Brasília, 15/08/2003 (Agência Brasil-ABr) - O secretário-executivo do Ministério da Previdência Social, Álvaro Sólon de França, ressaltou a necessidade de inclusão no sistema, em artigo divulgado hoje, pelo ministério.
O Dilema dos Sem-Previdência
Cravada na divisa do Piauí com a Bahia, Dirceu Arcoverde é o espelho de pequenas cidades do interior que dependem da Previdência Social para garantir qualidade mínima de vida à população. O vilarejo nasceu em 1880 sob o nome de Bom Jardim. Ingressou no século XXI rebatizado, como um município de mil metros quadrados onde 6,4 mil pessoas espremem-se em meio à caatinga. No ano passado, o pagamento de benefícios na cidadezinha alcançou R$ 1.120.412,53. As contribuições, por sua vez, não ultrapassaram minguados R$ 1.472,12. Quisesse cobrir o repasse previdenciário, Dirceu Arcoverde teria de acumular 761 anos e alguns meses de arrecadação. Fica a pergunta: o que seria dos brasileiros, especialmente dos menos afortunados, sem os recursos da Previdência Social? É hora de a sociedade, legítima proprietária do sistema, preocupar-se com a resposta.

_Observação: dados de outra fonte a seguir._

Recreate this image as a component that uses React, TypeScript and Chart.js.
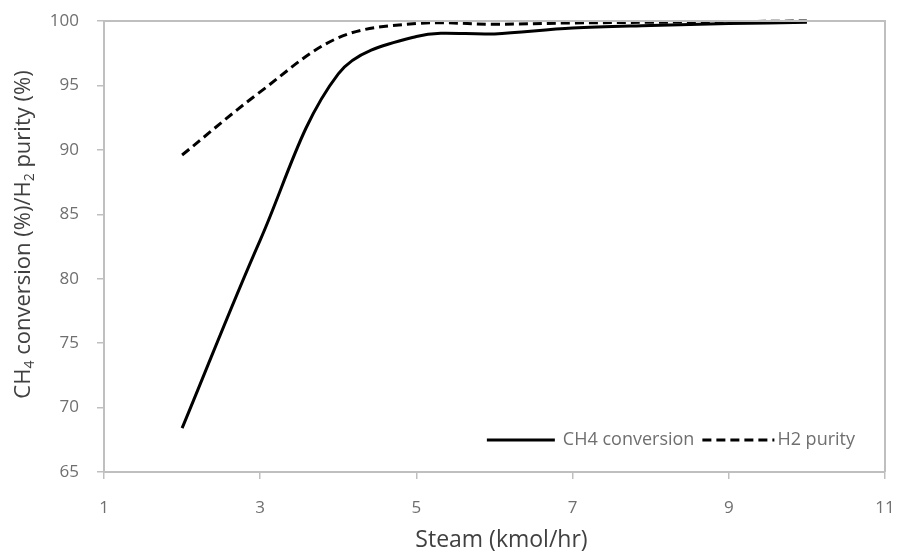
import React, { useEffect, useRef } from "react";
import { Chart, registerables } from "chart.js";

Chart.register(...registerables);

const steam = [2, 3, 4, 5, 6, 7, 8, 9, 10];
const ch4Conversion = [68.4, 83.0, 95.9, 98.8, 99.0, 99.45, 99.65, 99.8, 99.9];
const h2Purity = [89.6, 94.5, 98.7, 99.8, 99.75, 99.85, 99.9, 99.95, 100.0];
const seriesLabels = ["CH4 conversion", "H2 purity"];
const xTitle = "Steam (kmol/hr)";
const yTitleParts: [string, boolean][] = [
  ["CH", false],
  ["4", true],
  [" conversion (%)/H", false],
  ["2", true],
  [" purity (%)", false],
];

const FONT = "'Open Sans', 'DejaVu Sans', sans-serif";
const AXIS = "#bfbfbf";
const TICK_TEXT = "#6f6f6f";
const TITLE_TEXT = "#404040";

const framePlugin = {
  id: "frameAndText",
  afterDatasetsDraw(chart: any) {
    const { ctx, chartArea } = chart;
    const { left, right, top, bottom } = chartArea;
    ctx.save();
    ctx.strokeStyle = AXIS;
    ctx.lineWidth = 2;
    ctx.beginPath();
    ctx.moveTo(left, top);
    ctx.lineTo(right, top);
    ctx.lineTo(right, bottom);
    ctx.stroke();

    ctx.fillStyle = TITLE_TEXT;
    ctx.font = `23px ${FONT}`;
    ctx.textAlign = "center";
    ctx.textBaseline = "middle";
    ctx.fillText(xTitle, (left + right) / 2 + 7, 540);

    const big = `22px ${FONT}`;
    const small = `14px ${FONT}`;
    let total = 0;
    const widths: number[] = [];
    for (const [t, sub] of yTitleParts) {
      ctx.font = sub ? small : big;
      const w = ctx.measureText(t).width;
      widths.push(w);
      total += w;
    }
    ctx.translate(22, (top + bottom) / 2 - 12);
    ctx.rotate(-Math.PI / 2);
    ctx.textAlign = "left";
    ctx.textBaseline = "alphabetic";
    let cx = -total / 2;
    yTitleParts.forEach(([t, sub], i) => {
      ctx.font = sub ? small : big;
      ctx.fillText(t, cx, sub ? 12 : 8);
      cx += widths[i];
    });
    ctx.restore();

    ctx.save();
    ctx.font = `18px ${FONT}`;
    ctx.textBaseline = "middle";
    ctx.textAlign = "left";
    const y = bottom - 32;
    const sampleW = [68, 72];
    const gapAfterSample = [8, 3];
    const gapAfterText = 8;
    const tw = seriesLabels.map((l) => ctx.measureText(l).width);
    const totalW =
      sampleW[0] + gapAfterSample[0] + tw[0] + gapAfterText + sampleW[1] + gapAfterSample[1] + tw[1];
    let x = right - 30 - totalW;
    chart.data.datasets.forEach((ds: any, i: number) => {
      ctx.strokeStyle = "#000";
      ctx.lineWidth = 3;
      ctx.setLineDash(ds.borderDash || []);
      ctx.beginPath();
      ctx.moveTo(x, y);
      ctx.lineTo(x + sampleW[i], y);
      ctx.stroke();
      ctx.setLineDash([]);
      x += sampleW[i] + gapAfterSample[i];
      ctx.fillStyle = TICK_TEXT;
      ctx.fillText(seriesLabels[i], x, y);
      x += tw[i] + gapAfterText;
    });
    ctx.restore();
  },
};

export default function App() {
  const ref = useRef<HTMLCanvasElement | null>(null);
  useEffect(() => {
    if (!ref.current) return;
    const chart = new Chart(ref.current, {
      type: "line",
      data: {
        datasets: [
          {
            label: seriesLabels[0],
            data: steam.map((s, i) => ({ x: s, y: ch4Conversion[i] })),
            borderColor: "#000",
            borderWidth: 3,
            pointRadius: 0,
            tension: 0.35,
            fill: false,
            clip: 4,
          },
          {
            label: seriesLabels[1],
            data: steam.map((s, i) => ({ x: s, y: h2Purity[i] })),
            borderColor: "#000",
            borderWidth: 3,
            borderDash: [9, 5],
            pointRadius: 0,
            tension: 0.35,
            fill: false,
            clip: 4,
          },
        ],
      },
      options: {
        responsive: false,
        animation: false,
        layout: { padding: { left: 0, top: 21, right: 15, bottom: 0 } },
        plugins: { legend: { display: false }, tooltip: { enabled: false } },
        scales: {
          x: {
            type: "linear",
            min: 1,
            max: 11,
            ticks: { stepSize: 2, color: TICK_TEXT, font: { size: 17, family: FONT }, padding: 19 },
            grid: { drawOnChartArea: false, drawTicks: true, tickLength: 7, color: AXIS, lineWidth: 1.5 },
            border: { color: AXIS, width: 2 },
            afterFit: (s: any) => {
              s.height = 81;
              s.paddingLeft = 0;
              s.paddingRight = 0;
            },
          },
          y: {
            min: 65,
            max: 100,
            ticks: { stepSize: 5, color: TICK_TEXT, font: { size: 17, family: FONT }, padding: 18 },
            grid: { drawOnChartArea: false, drawTicks: true, tickLength: 7, color: AXIS, lineWidth: 1.5 },
            border: { color: AXIS, width: 2 },
            afterFit: (s: any) => {
              s.width = 104;
              s.paddingTop = 0;
              s.paddingBottom = 0;
            },
          },
        },
      },
      plugins: [framePlugin],
    });
    return () => chart.destroy();
  }, []);
  return (
    <div style={{ position: "fixed", left: 0, top: 0, width: 900, height: 553, background: "#fff" }}>
      <canvas ref={ref} width={900} height={553} style={{ display: "block" }} />
    </div>
  );
}
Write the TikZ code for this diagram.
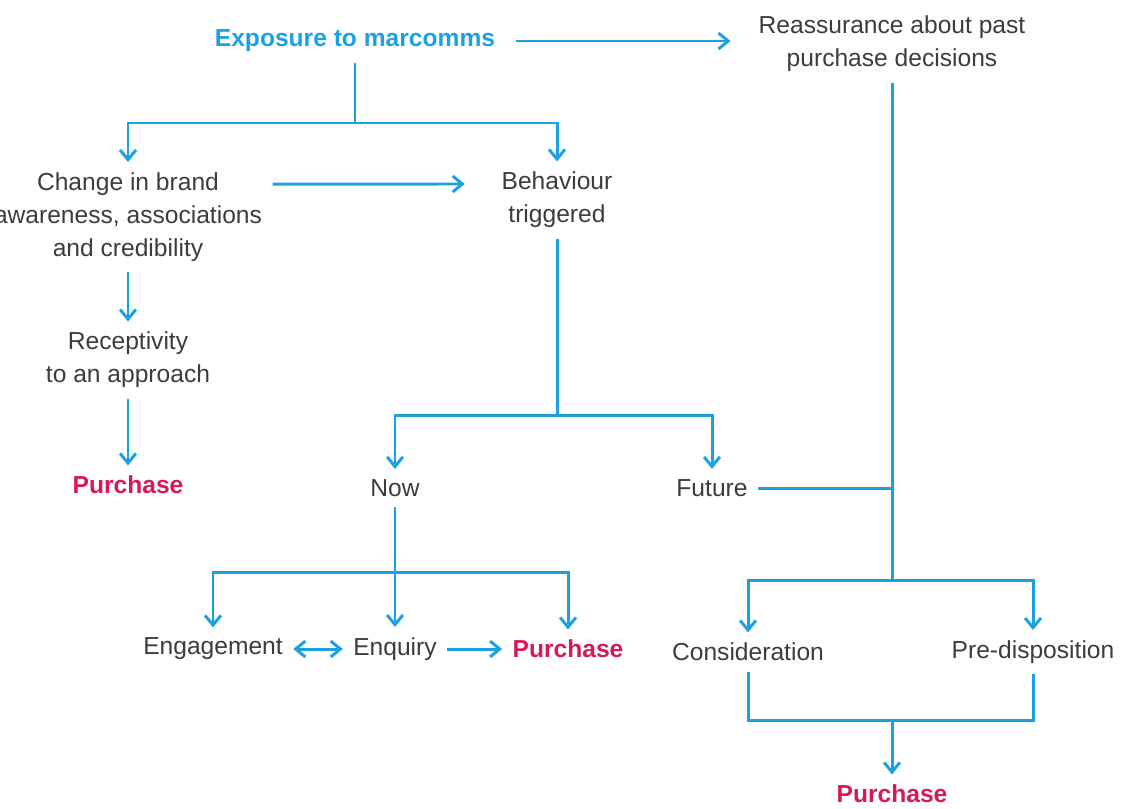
\documentclass[tikz,border=0pt]{standalone}
\usepackage{fontspec}
\setmainfont{Liberation Sans}
\usetikzlibrary{arrows.meta}
\definecolor{mcblue}{RGB}{27,161,226}
\definecolor{mcred}{RGB}{214,25,90}
\definecolor{mcgrey}{RGB}{60,60,60}
\tikzstyle{txt} = [inner sep=0pt, outer sep=6pt, align=center, text=mcgrey, font=\fontsize{14}{18.8}\selectfont]
\tikzstyle{buy} = [txt, text=mcred, font=\fontsize{14}{18.8}\selectfont\bfseries]
\tikzstyle{link} = [draw=mcblue, line width=1.7pt]
\tikzstyle{arrow} = [link,->,>={Straight Barb[length=5.5pt,width=9pt]}]

\begin{document}
\begin{tikzpicture}[x=0.02cm, y=-0.02cm]
    \useasboundingbox (0,0) rectangle (1125,808);
    \node (expo) [txt, text=mcblue, font=\fontsize{14}{18.8}\selectfont\bfseries]
        at (355,41) {Exposure to marcomms};
    \node (reass) [txt] at (892,44) {Reassurance about past\\purchase decisions};
    \node (change) [txt] at (128,217)
        {Change in brand\\awareness, associations\\and credibility};
    \node (behav) [txt] at (557,200) {Behaviour\\triggered};
    \node (recep) [txt] at (128,360) {Receptivity\\to an approach};
    \node (buy1) [buy] at (128,485) {Purchase};
    \node (now) [txt] at (395,488) {Now};
    \node (future) [txt] at (712,488) {Future};
    \node (engage) [txt] at (213,649) {Engagement};
    \node (enq) [txt] at (395,649) {Enquiry};
    \node (buy2) [buy] at (568,649) {Purchase};
    \node (consid) [txt] at (748,652) {Consideration};
    \node (predisp) [txt] at (1033,652) {Pre-disposition};
    \node (buy3) [buy] at (892,794) {Purchase};

    % branch points
    \coordinate (split1) at (355,123);
    \coordinate (split2) at (557,415);
    \coordinate (split3) at (892,580);
    \coordinate (split4) at (395,572);
    \coordinate (join) at (892,720);

    \draw [arrow, shorten <=6pt, shorten >=10pt] (expo) -- (reass.west |- expo);
    \draw [link] (expo) -- (split1);
    \draw [arrow] (split1) -| (change);
    \draw [arrow] (split1) -| (behav);
    \draw [arrow, shorten >=15pt] ([yshift=0.66cm]change.east)
        -- ([yshift=0.32cm]behav.west);
    \draw [arrow] (change) -- (recep);
    \draw [arrow] (recep) -- (buy1);

    \draw [link] (behav) -- (split2);
    \draw [arrow] (split2) -| (now);
    \draw [arrow] (split2) -| (future);

    \draw [link] (reass) -- (split3);
    \draw [link] (future) -- (future -| reass.south);
    \draw [arrow] (split3) -| (consid);
    \draw [arrow] (split3) -| (predisp);

    \draw [arrow] (now) -- (enq);
    \draw [arrow] (split4) -| (engage);
    \draw [arrow] (split4) -| (buy2);
    \draw [arrow, <->] (engage) -- (enq);
    \draw [arrow] (enq) -- (buy2);

    \draw [link] (consid) |- (join) -| (predisp);
    \draw [arrow] (join) -- (buy3);
\end{tikzpicture}
\end{document}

Religiosamente, mais de 21 milhões de cidadãos recebem a cada mês aposentadorias e pensões. Outros 41 milhões vivem sem proteção social. Não possuem qualquer vínculo com a Previdência. São empregados sem carteira assinada, trabalhadores por conta própria e empregadores (que muitas vezes têm seus próprios empregados registrados), entre outras distorções.
No papel são apenas números usados para dimensionar o problema social que bate à nossa porta. Fora dele, transformam-se em milhões de brasileiros e brasileiras sem os mais comezinhos direitos sociais, marginalizados, excluídos, abandonados. Para os afeitos à linguagem econômica reducionista e empolada das cartilhas neoliberais, vale a lembrança de que, frente a possíveis dificuldades, esses cidadãos pressionarão as contas públicas dos municípios, dos Estados e da União.
Tantas estatísticas servem para mostrar de maneira cristalina a nossa estratificada e perversa distribuição de renda. Os excluídos são as pessoas que, pela fragilidade de sua condição econômica, mais necessitam de proteção social. Estão, contudo, jogadas ao desabrigo dos direitos elementares da dignidade humana — ao contrário dos trabalhadores do campo segurados, por exemplo. O uso de dinheiro público para a previdência rural garante a melhoria nas condições de vida de população afastadas dos grandes centros, ao passo que impede a barbárie social. Em 2002, foram pagos em torno de 6,87 milhões de benefícios rurais, correspondentes a R$ 18,5 bilhões. Indiretamente, 24 milhões de pessoas foram beneficiadas. O valor dos benefícios é pequeno, em média R$ 240, mas serve ao orçamento doméstico, à economia local e, principalmente, à dignidade dos segurados.
A vontade de consolidar uma estrutura igualitária, na qual todos tenham garantidos seus direitos mínimos, está expressa na proposta de reforma da Previdência. O texto prevê uma lei para criar um sistema especial de inclusão para trabalhadores de baixa renda, dando a eles certeza de receber benefícios iguais a um salário mínimo. É imprescindível que a discussão acerca dos sem-previdência, porém, não seja contaminado por nefelibatas ou entre para a vala comum dos embates ideológicos, sob pena de a exclusão aumentar. Sem estabilidade social, sem justiça orçamentária, sem tentar dirimir problemas futuros o mais rápido possível, pouco adiantarão nossos esforços para sedimentar a estabilidade econômica. Além de vê-la transfigurada em cinzas na primeira reviravolta dos mercados financeiros, perderemos nossa maior conquista, a democracia. O compromisso do Ministério da Previdência Social, portanto, é com a ação.